Pipelines

Pipelines are the core of Megatron. Pipelines contain all your transformations and are what you ultimately use to generate outputs.
class megatron.pipeline.Pipeline(inputs, outputs, metrics=[], explorers=[], name=None, version=None, storage=None, overwrite=False)

Bases: object

Holds the core computation graph that maps out Layers and manipulates data.

Parameters:
  • inputs (list of megatron.Node(s)) – input nodes of the Pipeline, where raw data is fed in.
  • outputs (list of megatron.Node(s)) – output nodes of the Pipeline, the processed features.
  • name (str) – unique identifying name of the Pipeline.
  • version (str) – version tag for Pipeline’s cache table in the database.
  • storage_db (Connection (defeault: 'sqlite')) – database connection to be used for input and output data storage.
inputs

input nodes of the Pipeline, where raw data is fed in.

Type:list of megatron.Node(s)
outputs

output nodes of the Pipeline, the processed features.

Type:list of megatron.Node(s)
path

full topological sort of Pipeline from inputs to outputs.

Type:list of megatron.Nodes
nodes

separation of Nodes by type.

Type:dict of list of megatron.Node(s)
eager

when True, TransformationNode outputs are to be calculated on creation. This is indicated by data being passed to an InputNode node as a function call.

Type:bool
name

unique identifying name of the Pipeline.

Type:str
version

version tag for Pipeline’s cache table in the database.

Type:str
storage

storage database for input and output data.

Type:Connection (defeault: None)
evaluate(input_data, prune=True)

Execute the metric Nodes in the Pipeline and get their results.

Parameters:input_data (dict of Numpy array) – the input data to be passed to InputNodes to begin execution.
evaluate_generator(input_generator, steps)

Execute the metric Nodes in the Pipeline for each batch in a generator.

explore_generator(input_generator, steps)

Execute the explorer Nodes in the Pipeline for each batch in a generator.

fit(input_data, epochs=1)

Fit to input data and overwrite the metadata.

Parameters:
  • input_data (2-tuple of dict of Numpy array, Numpy array) – the input data to be passed to InputNodes to begin execution, and the index.
  • epochs (int (default: 1)) – number of passes to perform over the data.
fit_generator(input_generator, steps_per_epoch, epochs=1)

Fit to generator of input data batches.
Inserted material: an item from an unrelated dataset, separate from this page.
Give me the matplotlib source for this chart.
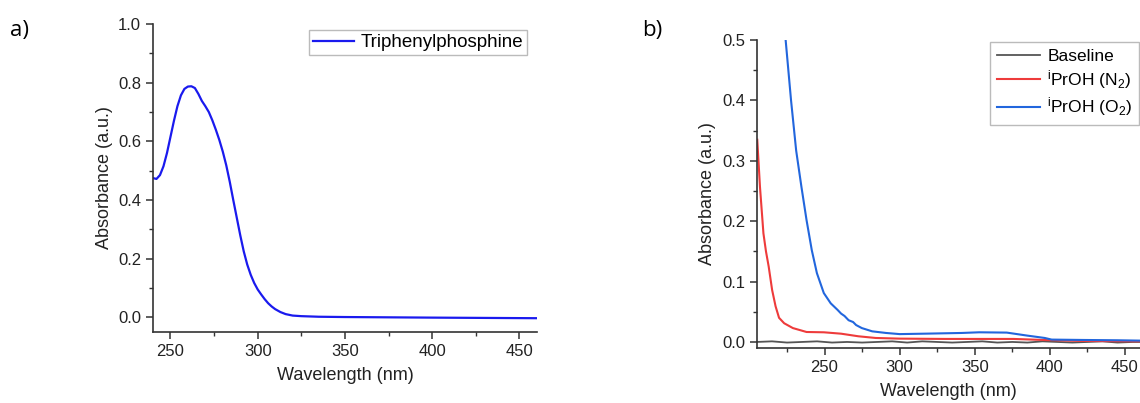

Execute partial_fit to each batch.

Parameters:
  • input_generator (generator of 2-tuple of dict of Numpy array and Numpy array) – generator that produces features and labels for each batch of data.
  • steps_per_epoch (int) – number of batches that are considered one full epoch.
  • epochs (int (default: 1)) – number of passes to perform over the data.
partial_fit(input_data)

Fit to input data in an incremental way if possible.

Parameters:input_data (dict of Numpy array) – the input data to be passed to InputNodes to begin execution.
save(save_dir)

Store the Pipeline and its learned metadata without the outputs on disk.

The filename will be {name of the pipeline}{version}.pkl.

Parameters:save_dir (str) – the desired location of the stored nodes, without the filename.
transform(input_data, index_field=None, prune=True)

Execute the graph with some input data, get the output nodes’ data.

Parameters:
  • input_data (dict of Numpy array) – the input data to be passed to InputNodes to begin execution.
  • index_field (str) – name of key from input_data to be used as index for storage and lookup.
  • keep_data (bool) – whether to keep data in non-output nodes after execution. activating this flag can be useful for debugging.
transform_generator(input_generator, steps, index=None)

Execute the graph with some input data from a generator, create generator.

Parameters:
  • input_generator (dict of Numpy array) – generator producing input data to be passed to Input nodes.
  • steps (int) – number of batches to pull from input_generator before terminating.
megatron.pipeline.load_pipeline(filepath, storage_db=None)

Load a set of nodes from a given file, stored previously with Pipeline.save().

Parameters:
  • filepath (str) – the file from which to load a Pipeline.
  • storage_db (Connection (default: sqlite3.connect('megatron_default.db'))) – database connection object to query for cached data from the Pipeline.